- **Data block**:
=======

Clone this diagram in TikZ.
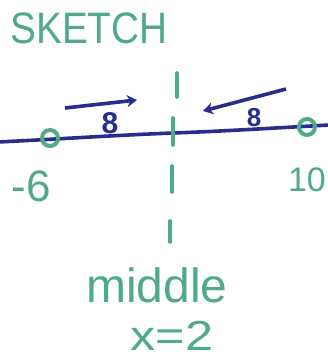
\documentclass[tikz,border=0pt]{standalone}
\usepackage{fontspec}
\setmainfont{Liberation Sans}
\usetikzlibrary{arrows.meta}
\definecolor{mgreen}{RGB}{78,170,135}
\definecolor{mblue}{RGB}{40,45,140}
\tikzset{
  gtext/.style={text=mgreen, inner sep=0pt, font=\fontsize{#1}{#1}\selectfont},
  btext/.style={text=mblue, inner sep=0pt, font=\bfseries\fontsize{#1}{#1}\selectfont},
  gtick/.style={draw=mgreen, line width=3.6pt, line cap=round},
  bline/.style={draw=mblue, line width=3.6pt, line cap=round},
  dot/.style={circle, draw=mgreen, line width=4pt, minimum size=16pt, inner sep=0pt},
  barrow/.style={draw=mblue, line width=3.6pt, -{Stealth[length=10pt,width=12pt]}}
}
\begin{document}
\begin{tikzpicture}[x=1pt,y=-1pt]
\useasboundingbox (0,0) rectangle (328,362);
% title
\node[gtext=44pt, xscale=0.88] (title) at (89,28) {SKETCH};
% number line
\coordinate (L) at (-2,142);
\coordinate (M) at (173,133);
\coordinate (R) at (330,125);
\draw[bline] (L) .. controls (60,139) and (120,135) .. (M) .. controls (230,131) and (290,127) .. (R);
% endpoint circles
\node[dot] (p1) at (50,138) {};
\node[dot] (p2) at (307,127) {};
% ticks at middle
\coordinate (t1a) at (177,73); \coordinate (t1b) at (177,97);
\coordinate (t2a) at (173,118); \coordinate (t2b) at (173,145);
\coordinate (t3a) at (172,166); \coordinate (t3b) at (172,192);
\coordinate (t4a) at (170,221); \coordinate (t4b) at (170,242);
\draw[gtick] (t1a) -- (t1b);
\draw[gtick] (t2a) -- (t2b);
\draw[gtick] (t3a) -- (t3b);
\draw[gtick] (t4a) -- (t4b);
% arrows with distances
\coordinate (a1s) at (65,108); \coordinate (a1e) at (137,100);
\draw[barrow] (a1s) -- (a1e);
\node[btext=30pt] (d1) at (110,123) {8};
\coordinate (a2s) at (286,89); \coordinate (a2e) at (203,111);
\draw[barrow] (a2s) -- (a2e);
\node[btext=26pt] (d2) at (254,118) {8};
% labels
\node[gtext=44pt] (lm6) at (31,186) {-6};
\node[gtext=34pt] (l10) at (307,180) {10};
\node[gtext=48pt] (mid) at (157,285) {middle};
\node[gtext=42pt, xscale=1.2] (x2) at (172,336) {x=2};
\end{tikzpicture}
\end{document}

=======

- **Requirement**: Reproduce all of the material exactly, apart from the pictures.

- **Expected answer**:
Clone this diagram in TikZ.
\documentclass[tikz,border=0pt]{standalone}
\usepackage{fontspec}
\setmainfont{Liberation Sans}
\usetikzlibrary{arrows.meta}
\definecolor{mgreen}{RGB}{78,170,135}
\definecolor{mblue}{RGB}{40,45,140}
\tikzset{
  gtext/.style={text=mgreen, inner sep=0pt, font=\fontsize{#1}{#1}\selectfont},
  btext/.style={text=mblue, inner sep=0pt, font=\bfseries\fontsize{#1}{#1}\selectfont},
  gtick/.style={draw=mgreen, line width=3.6pt, line cap=round},
  bline/.style={draw=mblue, line width=3.6pt, line cap=round},
  dot/.style={circle, draw=mgreen, line width=4pt, minimum size=16pt, inner sep=0pt},
  barrow/.style={draw=mblue, line width=3.6pt, -{Stealth[length=10pt,width=12pt]}}
}
\begin{document}
\begin{tikzpicture}[x=1pt,y=-1pt]
\useasboundingbox (0,0) rectangle (328,362);
% title
\node[gtext=44pt, xscale=0.88] (title) at (89,28) {SKETCH};
% number line
\coordinate (L) at (-2,142);
\coordinate (M) at (173,133);
\coordinate (R) at (330,125);
\draw[bline] (L) .. controls (60,139) and (120,135) .. (M) .. controls (230,131) and (290,127) .. (R);
% endpoint circles
\node[dot] (p1) at (50,138) {};
\node[dot] (p2) at (307,127) {};
% ticks at middle
\coordinate (t1a) at (177,73); \coordinate (t1b) at (177,97);
\coordinate (t2a) at (173,118); \coordinate (t2b) at (173,145);
\coordinate (t3a) at (172,166); \coordinate (t3b) at (172,192);
\coordinate (t4a) at (170,221); \coordinate (t4b) at (170,242);
\draw[gtick] (t1a) -- (t1b);
\draw[gtick] (t2a) -- (t2b);
\draw[gtick] (t3a) -- (t3b);
\draw[gtick] (t4a) -- (t4b);
% arrows with distances
\coordinate (a1s) at (65,108); \coordinate (a1e) at (137,100);
\draw[barrow] (a1s) -- (a1e);
\node[btext=30pt] (d1) at (110,123) {8};
\coordinate (a2s) at (286,89); \coordinate (a2e) at (203,111);
\draw[barrow] (a2s) -- (a2e);
\node[btext=26pt] (d2) at (254,118) {8};
% labels
\node[gtext=44pt] (lm6) at (31,186) {-6};
\node[gtext=34pt] (l10) at (307,180) {10};
\node[gtext=48pt] (mid) at (157,285) {middle};
\node[gtext=42pt, xscale=1.2] (x2) at (172,336) {x=2};
\end{tikzpicture}
\end{document}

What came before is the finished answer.